I remember the excitement when I chose a pair of acid-washed cut-off jean shorts, a navy floral top and white crocheted bowler hat to complete the outfit. It was true early 1990s style, and I just knew it was going to be perfect for the first day of sixth grade. I still remember how luxurious the dressing room seemed — in my own 12-year-old mind—and how I was amazed that my dad was taking me to shop there.
I felt lucky.
It was my first real experience that I can remember of going shopping at the mall. Later, it would become a norm, especially when shopping with my mom. That Christmas, I believe, I received the interactive board game “Mall Madness.”

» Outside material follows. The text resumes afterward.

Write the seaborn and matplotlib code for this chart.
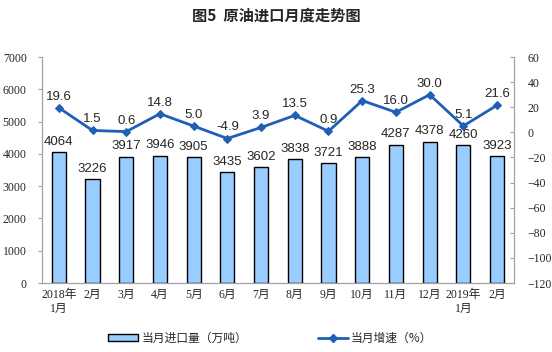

But my childhood self was a little in shock last week when I took my 9-year-old daughter back-to-school shopping for the first time. I told her we were going to go check out what they had at the mall.
“What’s the mall?” she replied.
At first, I didn’t know how to reply. I guess I’m partly to blame. I’m a millennial, although one of the oldest in the generation. Still, I prefer to do my shopping online. Need groceries in a pinch? I’ll order them on an app and have them delivered to my house. Need dog food? I don’t have to worry about it, that too is delivered to my doorstep on auto-ship. Books, shoes, or toys? All online.
When it comes to my kids’ clothes, I either order online or shop at a bi-annual kids consignment sale. I pick out all of their clothes.
But that changed this year, as my 9-year-old is entering pre-teen territory. She’s too old for smocked, boutique outfits and refuses to wear anything ruffled. I thought I could get away with Matilda Jane, but she’s recently nixed that, too.
In the weeks before school started back, my oldest daughter had a simple request: She wanted to pick out her own back-to-school clothes, and she wanted to shop at Justice.
I’m still trying not to recoil from the sheer amount of sequins, glitter and bright outfits imprinted with wording in that store. But it’s what my daughter wanted — I told her that we’d go look. I explained to her that it didn’t mean we would buy anything, but we’d see what they had.
As we entered the store last week, my daughter squealed. She jumped up and down with a huge grin on her face. You would have thought we were at Disney World.
She tried on a few outfits, items that barely fit her very thin frame. But after some negotiations, she picked out a long T-shirt with a moon and owl printed on it, along with matching leggings that also had the same mint-and-lilac printed owl motif. As we were checking out, I decided to let her choose out some owl earrings and a fluffy owl hairband to match. Why not, I thought.
As my fourth-grade girl excitedly took the bag from the cashier behind the register and we walked out of the store, she still had that big grin on her face and gave me a huge hug.
No, it wasn’t what I would have chosen for her to wear on her first day back to school. But in her, I saw a bit of my pre-teen self. And I couldn’t say no — I didn’t want to.
As my daughter walked into her elementary school last week as a confident new fourth-grader on the first day of school, we passed by younger girls in their precious dresses and big hair bows. It made me a little sad.
But as I watched my girl walk away and toward her classroom, taller, confident, almost looking like a teenager, I caught a glimpse of the girl she’s growing up to be. And I couldn’t be more proud.